The U.S. Supreme Court upheld the right of the Sokaogon Chippewa to adopt water regulations that have an impact on upstream, off-reservation activities - specifically the proposed mine. The right of the Chippewa to protect the resources of Swamp Creek and Rice Lake from the impacts of the mine creates tough new challenges for any mining applicant.
Although the cyanide ban and no special treatment bills were blocked in the Assembly Environment Committee, both bills were passed by the State Senate, and attracted widespread bipartisan support in the Assembly. Both bills will be reintroduced in the next legislative session.
4. The mine as proposed will be unlikely to receive permits
NMC's most optimistic predictions show that the mine will violate state groundwater regulations when mining halts and the mine is reflooded with groundwater. NMC's own predictions show violations of state groundwater standards at the compliance boundary in all portions of the bedrock and groundwater. DNR-directed modeling of contaminates from the mine shows even greater contamination of the groundwater.
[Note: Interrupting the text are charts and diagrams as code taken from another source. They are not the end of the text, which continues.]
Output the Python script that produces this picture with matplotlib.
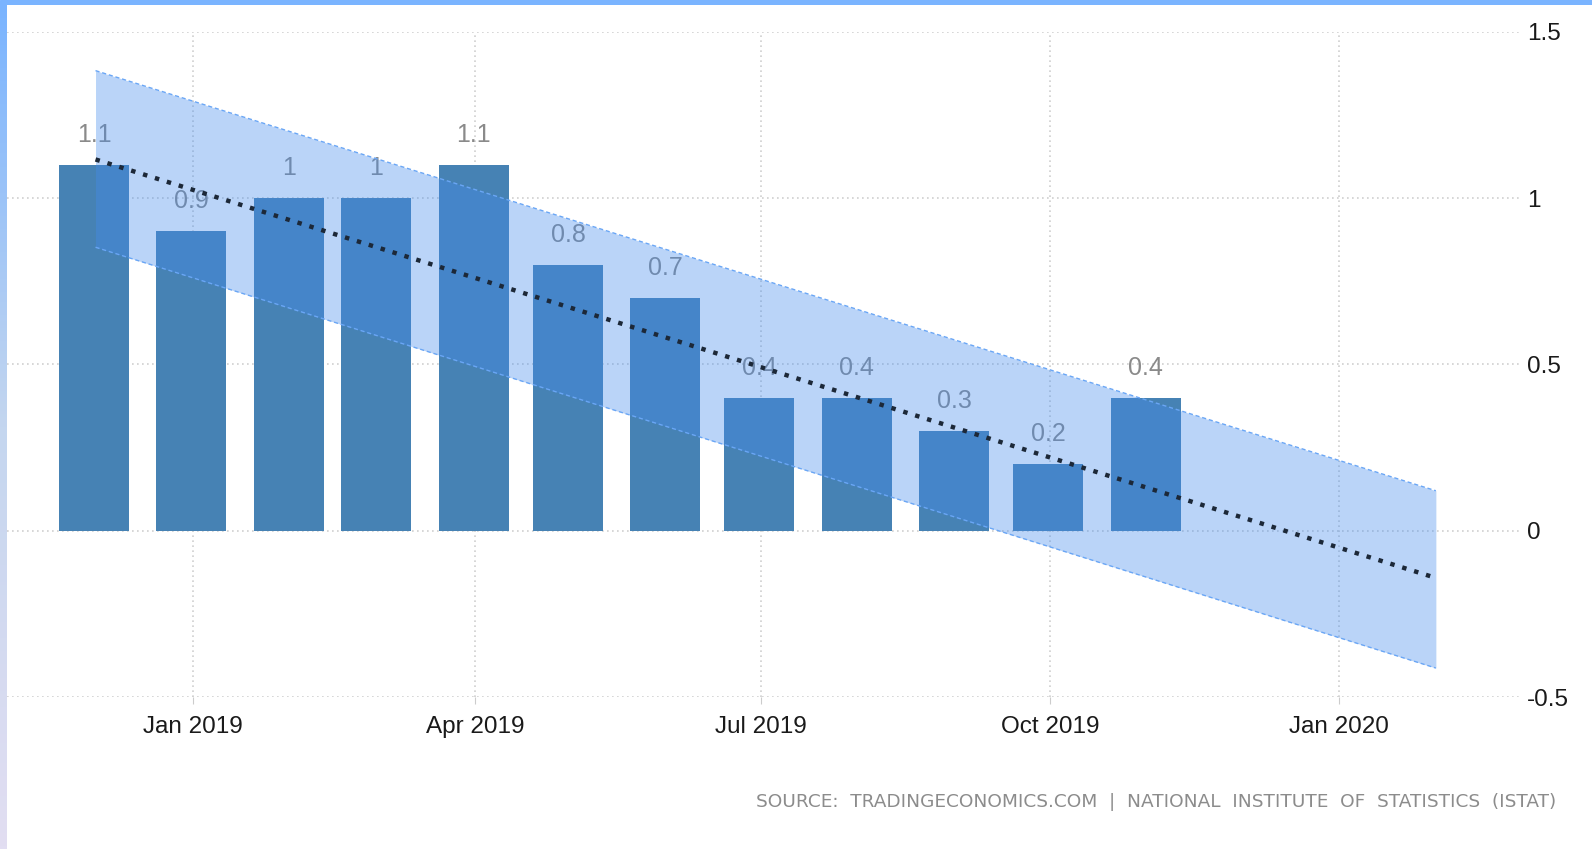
import matplotlib
matplotlib.use("Agg")
import matplotlib.pyplot as plt
import matplotlib.dates as mdates
import numpy as np
from datetime import date
from matplotlib.colors import LinearSegmentedColormap

# ---- data ----
months = ["2018-12-01", "2019-01-01", "2019-02-01", "2019-03-01", "2019-04-01", "2019-05-01",
          "2019-06-01", "2019-07-01", "2019-08-01", "2019-09-01", "2019-10-01", "2019-11-01"]
values = [1.1, 0.9, 1.0, 1.0, 1.1, 0.8, 0.7, 0.4, 0.4, 0.3, 0.2, 0.4]
labels = ["1.1", "0.9", "1", "1", "1.1", "0.8", "0.7", "0.4", "0.4", "0.3", "0.2", "0.4"]

trend_dates = ["2018-12-01", "2020-02-01"]
trend_values = [1.116, -0.142]
band_upper = [1.383, 0.120]
band_lower = [0.852, -0.413]

xtick_dates = ["2019-01-01", "2019-04-01", "2019-07-01", "2019-10-01", "2020-01-01"]
xtick_labels = ["Jan 2019", "Apr 2019", "Jul 2019", "Oct 2019", "Jan 2020"]
ytick_values = [-0.5, 0, 0.5, 1, 1.5]
ytick_labels = ["-0.5", "0", "0.5", "1", "1.5"]
source_text = "SOURCE:  TRADINGECONOMICS.COM  |  NATIONAL  INSTITUTE  OF  STATISTICS  (ISTAT)"

W, H = 1592, 849
fig = plt.figure(figsize=(W / 100, H / 100), dpi=100)
fig.patch.set_facecolor("white")

# frame strips (top and left gradient)
top = fig.add_axes([0, 1 - 5 / H, 1, 5 / H])
top.axis("off")
top.add_patch(plt.Rectangle((0, 0), 1, 1, transform=top.transAxes, color="#7ab4ff"))
left = fig.add_axes([0, 0, 7 / W, 1 - 5 / H])
left.axis("off")
grad = np.linspace(0, 1, 256).reshape(-1, 1)
cmap = LinearSegmentedColormap.from_list("g", ["#7ab4ff", "#c4d6ef", "#e2def2"])
left.imshow(grad, aspect="auto", cmap=cmap, extent=[0, 1, 0, 1], origin="upper")

ax_left = 7 / W
ax_right = 1520 / W
ax_top = 1 - 31.7 / H
ax_bot = 1 - 697 / H
ax = fig.add_axes([ax_left, ax_bot, ax_right - ax_left, ax_top - ax_bot])
ax.set_facecolor("none")

xd = mdates.datestr2num(months) - 0.5
ax.bar(xd, values, width=22.3, color="#4682b4", zorder=2)

for x, v, l in zip(xd, values, labels):
    ax.text(x, v + 0.09, l, ha="center", va="center", fontsize=18,
            color="#8a8a8a", family="Liberation Sans", zorder=3)

td = mdates.datestr2num(trend_dates)
ax.fill_between(td, band_lower, band_upper, color="#448cee", alpha=0.37,
                linewidth=0, zorder=4)
ax.plot(td, band_upper, color="#6aa6f5", lw=1.0, ls=(0, (3, 2)), zorder=4)
ax.plot(td, band_lower, color="#6aa6f5", lw=1.0, ls=(0, (3, 2)), zorder=4)
ax.plot(td, trend_values, color="#1c2838", lw=3.2, ls=(0, (1, 1.8)), zorder=5)

ax.set_xlim(mdates.date2num(date(2018, 11, 2)) + 0.8, mdates.date2num(date(2020, 2, 27)) + 0.8)
ax.set_ylim(-0.5, 1.5)

ax.set_xticks(mdates.datestr2num(xtick_dates))
ax.set_xticklabels(xtick_labels, fontsize=17.5, family="Liberation Sans", color="#1a1a1a")
ax.set_yticks(ytick_values)
ax.set_yticklabels(ytick_labels, fontsize=17.5, family="Liberation Sans", color="#1a1a1a")
ax.yaxis.tick_right()
ax.tick_params(axis="y", length=0, pad=5)
ax.tick_params(axis="x", length=5, color="#cccccc", pad=9)
for lab in ax.get_yticklabels():
    lab.set_horizontalalignment("left")

ax.grid(True, color="#cfcfcf", ls=(0, (1, 2)), lw=1.2, zorder=0)
ax.set_axisbelow(True)
for s in ax.spines.values():
    s.set_visible(False)

fig.text(1556 / W, 1 - 802 / H, source_text, ha="right", va="center",
         fontsize=13.3, color="#8c8c8c", family="DejaVu Sans")

fig.savefig("out.png", dpi=100)
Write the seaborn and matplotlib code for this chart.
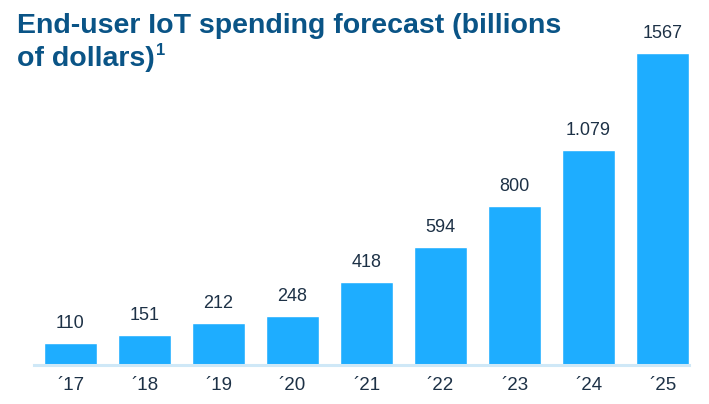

NMC's method for containing contaminants requires perpetual pumping of groundwater at the mine site. The contaminated groundwater would need to be treated at a wastewater treatment plant and discharged. The company assumes that contaminated groundwater can be pumped from the reflooded ore body forever.
State modeling of contaminates traveling from the Tailings Management Area (TMA) shows violation of groundwater standards at the compliance boundary (edge of the regulated mine area). These predictions assume that the TMA cap will be replaced approximately every 100 years forever. NMC calculations of TMA compliance with state groundwater standards unrealistically assume, among other things, that the TMA cap will be maintained and replaced forever. Air modeling by the state shows that NMC will be in violation of air standards for Total Suspended Particulates. The federal Environmental Justice Doctrine, as well as the fiduciary responsibility of the U.S. Army Corps of Engineers, to protect cultural resources of American Indian tribes in the area create significant impediments to issuing permits for any mining applicant at this site.
Mine opponents have retained a cadre of expert witnesses that are first class in the following areas: mining, solid waste, structural stability, air emissions, groundwater/surface water, wetlands, urban planning, etc. These experts provide important "fire power" in raising technical and legal issues in the federal and state permitting cases.